Set task
Word for word, quote all of the material, omitting the pictures.

Source excerpt
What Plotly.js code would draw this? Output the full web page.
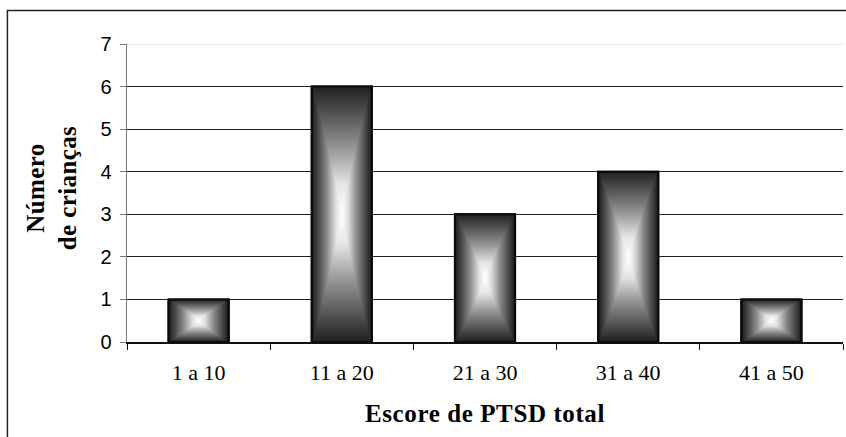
<!DOCTYPE html>
<html>
<head>
<meta charset="utf-8">
<script src="https://cdn.plot.ly/plotly-3.0.1.min.js"></script>
<style>
html,body{margin:0;padding:0;background:#fff;}
#chart{width:846px;height:437px;}
</style>
</head>
<body>
<div id="chart"></div>
<script>
const categories = ["1 a 10", "11 a 20", "21 a 30", "31 a 40", "41 a 50"];
const counts = [1, 6, 3, 4, 1];
const yTickValues = [0, 1, 2, 3, 4, 5, 6, 7];
const xTitle = "Escore de PTSD total";
const yTitle = "Número<br>de crianças";

const trace = {
  type: "bar",
  x: categories,
  y: counts,
  width: 0.42,
  marker: { color: "#888", line: { color: "#0a0a0a", width: 2 } },
  hoverinfo: "none"
};

const layout = {
  width: 846, height: 437,
  margin: { l: 127, r: 3, t: 44, b: 95 },
  paper_bgcolor: "#fff", plot_bgcolor: "#fff",
  showlegend: false,
  font: { family: "Liberation Serif", color: "#000" },
  xaxis: {
    type: "category",
    tickson: "boundaries",
    ticks: "outside", ticklen: 6, tickcolor: "#111", tickwidth: 1,
    showline: true, linecolor: "#111", linewidth: 1.5,
    showgrid: false, zeroline: false,
    tickfont: { family: "Liberation Serif", size: 22, color: "#000" },
    ticklabelstandoff: 10,
    title: { text: xTitle, font: { family: "Liberation Serif", size: 25, weight: "bold", color: "#000" }, standoff: 20 },
    fixedrange: true
  },
  yaxis: {
    range: [0, 7],
    tickvals: yTickValues,
    ticks: "outside", ticklen: 6, tickcolor: "#777", tickwidth: 1,
    showline: true, linecolor: "#777", linewidth: 1.5,
    showgrid: true, gridcolor: "#222", gridwidth: 1.2,
    zeroline: false,
    tickfont: { family: "Liberation Sans", size: 20, color: "#000" },
    ticklabelstandoff: 4,
    title: { text: yTitle, font: { family: "Liberation Serif", size: 25, weight: "bold", color: "#000" }, standoff: 16 },
    fixedrange: true
  },
  shapes: [
    { type: "line", xref: "paper", yref: "y", x0: 0, x1: 1, y0: 7, y1: 7, line: { color: "#ddd", width: 1.5 }, layer: "above" },
    { type: "rect", xref: "paper", yref: "paper", x0: -0.167, x1: 1.2, y0: -0.6, y1: 1.112, line: { color: "#222", width: 1.5 }, fillcolor: "rgba(0,0,0,0)", layer: "above" }
  ]
};

Plotly.newPlot("chart", [trace], layout, { displayModeBar: false, staticPlot: true }).then(function (gd) {
  const ns = "http://www.w3.org/2000/svg";
  const svg = gd.querySelector("svg.main-svg");
  let defs = svg.querySelector("defs");
  if (!defs) { defs = document.createElementNS(ns, "defs"); svg.insertBefore(defs, svg.firstChild); }
  function makeGrad(id, horizontal, stops) {
    const g = document.createElementNS(ns, "linearGradient");
    g.setAttribute("id", id);
    g.setAttribute("x1", "0"); g.setAttribute("y1", "0");
    g.setAttribute("x2", horizontal ? "1" : "0"); g.setAttribute("y2", horizontal ? "0" : "1");
    stops.forEach(function (s) {
      const st = document.createElementNS(ns, "stop");
      st.setAttribute("offset", s[0]);
      st.setAttribute("stop-color", s[1]);
      g.appendChild(st);
    });
    defs.appendChild(g);
  }
  makeGrad("gradH", true, [[0, "#1a1a1a"], [0.1, "#454545"], [0.25, "#8a8a8a"], [0.4, "#e0e0e0"], [0.5, "#ffffff"], [0.6, "#e0e0e0"], [0.75, "#8a8a8a"], [0.9, "#454545"], [1, "#1a1a1a"]]);
  makeGrad("gradV", false, [[0, "#202020"], [0.1, "#505050"], [0.25, "#9a9a9a"], [0.38, "#e4e4e4"], [0.5, "#ffffff"], [0.62, "#e4e4e4"], [0.75, "#9a9a9a"], [0.9, "#505050"], [1, "#202020"]]);
  gd.querySelectorAll(".barlayer .point path").forEach(function (p) {
    p.style.fill = "url(#gradH)";
    p.style.fillOpacity = 1;
    const c = p.cloneNode(true);
    c.style.fill = "url(#gradV)";
    c.style.stroke = "none";
    c.style.mixBlendMode = "darken";
    p.parentNode.insertBefore(c, p.nextSibling);
    const s = p.cloneNode(true);
    s.style.fill = "none";
    p.parentNode.insertBefore(s, c.nextSibling);
  });
  gd.querySelectorAll(".g-xtitle text").forEach(function (t) { t.style.letterSpacing = "0.6px"; });
  gd.querySelectorAll(".g-ytitle text").forEach(function (t) { t.style.letterSpacing = "0.4px"; });
  gd.querySelectorAll(".g-ytitle").forEach(function (g) { g.setAttribute("transform", "translate(0,-5)"); });
});
</script>
</body>
</html>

Full response
What Plotly.js code would draw this? Output the full web page.
<!DOCTYPE html>
<html>
<head>
<meta charset="utf-8">
<script src="https://cdn.plot.ly/plotly-3.0.1.min.js"></script>
<style>
html,body{margin:0;padding:0;background:#fff;}
#chart{width:846px;height:437px;}
</style>
</head>
<body>
<div id="chart"></div>
<script>
const categories = ["1 a 10", "11 a 20", "21 a 30", "31 a 40", "41 a 50"];
const counts = [1, 6, 3, 4, 1];
const yTickValues = [0, 1, 2, 3, 4, 5, 6, 7];
const xTitle = "Escore de PTSD total";
const yTitle = "Número<br>de crianças";

const trace = {
  type: "bar",
  x: categories,
  y: counts,
  width: 0.42,
  marker: { color: "#888", line: { color: "#0a0a0a", width: 2 } },
  hoverinfo: "none"
};

const layout = {
  width: 846, height: 437,
  margin: { l: 127, r: 3, t: 44, b: 95 },
  paper_bgcolor: "#fff", plot_bgcolor: "#fff",
  showlegend: false,
  font: { family: "Liberation Serif", color: "#000" },
  xaxis: {
    type: "category",
    tickson: "boundaries",
    ticks: "outside", ticklen: 6, tickcolor: "#111", tickwidth: 1,
    showline: true, linecolor: "#111", linewidth: 1.5,
    showgrid: false, zeroline: false,
    tickfont: { family: "Liberation Serif", size: 22, color: "#000" },
    ticklabelstandoff: 10,
    title: { text: xTitle, font: { family: "Liberation Serif", size: 25, weight: "bold", color: "#000" }, standoff: 20 },
    fixedrange: true
  },
  yaxis: {
    range: [0, 7],
    tickvals: yTickValues,
    ticks: "outside", ticklen: 6, tickcolor: "#777", tickwidth: 1,
    showline: true, linecolor: "#777", linewidth: 1.5,
    showgrid: true, gridcolor: "#222", gridwidth: 1.2,
    zeroline: false,
    tickfont: { family: "Liberation Sans", size: 20, color: "#000" },
    ticklabelstandoff: 4,
    title: { text: yTitle, font: { family: "Liberation Serif", size: 25, weight: "bold", color: "#000" }, standoff: 16 },
    fixedrange: true
  },
  shapes: [
    { type: "line", xref: "paper", yref: "y", x0: 0, x1: 1, y0: 7, y1: 7, line: { color: "#ddd", width: 1.5 }, layer: "above" },
    { type: "rect", xref: "paper", yref: "paper", x0: -0.167, x1: 1.2, y0: -0.6, y1: 1.112, line: { color: "#222", width: 1.5 }, fillcolor: "rgba(0,0,0,0)", layer: "above" }
  ]
};

Plotly.newPlot("chart", [trace], layout, { displayModeBar: false, staticPlot: true }).then(function (gd) {
  const ns = "http://www.w3.org/2000/svg";
  const svg = gd.querySelector("svg.main-svg");
  let defs = svg.querySelector("defs");
  if (!defs) { defs = document.createElementNS(ns, "defs"); svg.insertBefore(defs, svg.firstChild); }
  function makeGrad(id, horizontal, stops) {
    const g = document.createElementNS(ns, "linearGradient");
    g.setAttribute("id", id);
    g.setAttribute("x1", "0"); g.setAttribute("y1", "0");
    g.setAttribute("x2", horizontal ? "1" : "0"); g.setAttribute("y2", horizontal ? "0" : "1");
    stops.forEach(function (s) {
      const st = document.createElementNS(ns, "stop");
      st.setAttribute("offset", s[0]);
      st.setAttribute("stop-color", s[1]);
      g.appendChild(st);
    });
    defs.appendChild(g);
  }
  makeGrad("gradH", true, [[0, "#1a1a1a"], [0.1, "#454545"], [0.25, "#8a8a8a"], [0.4, "#e0e0e0"], [0.5, "#ffffff"], [0.6, "#e0e0e0"], [0.75, "#8a8a8a"], [0.9, "#454545"], [1, "#1a1a1a"]]);
  makeGrad("gradV", false, [[0, "#202020"], [0.1, "#505050"], [0.25, "#9a9a9a"], [0.38, "#e4e4e4"], [0.5, "#ffffff"], [0.62, "#e4e4e4"], [0.75, "#9a9a9a"], [0.9, "#505050"], [1, "#202020"]]);
  gd.querySelectorAll(".barlayer .point path").forEach(function (p) {
    p.style.fill = "url(#gradH)";
    p.style.fillOpacity = 1;
    const c = p.cloneNode(true);
    c.style.fill = "url(#gradV)";
    c.style.stroke = "none";
    c.style.mixBlendMode = "darken";
    p.parentNode.insertBefore(c, p.nextSibling);
    const s = p.cloneNode(true);
    s.style.fill = "none";
    p.parentNode.insertBefore(s, c.nextSibling);
  });
  gd.querySelectorAll(".g-xtitle text").forEach(function (t) { t.style.letterSpacing = "0.6px"; });
  gd.querySelectorAll(".g-ytitle text").forEach(function (t) { t.style.letterSpacing = "0.4px"; });
  gd.querySelectorAll(".g-ytitle").forEach(function (g) { g.setAttribute("transform", "translate(0,-5)"); });
});
</script>
</body>
</html>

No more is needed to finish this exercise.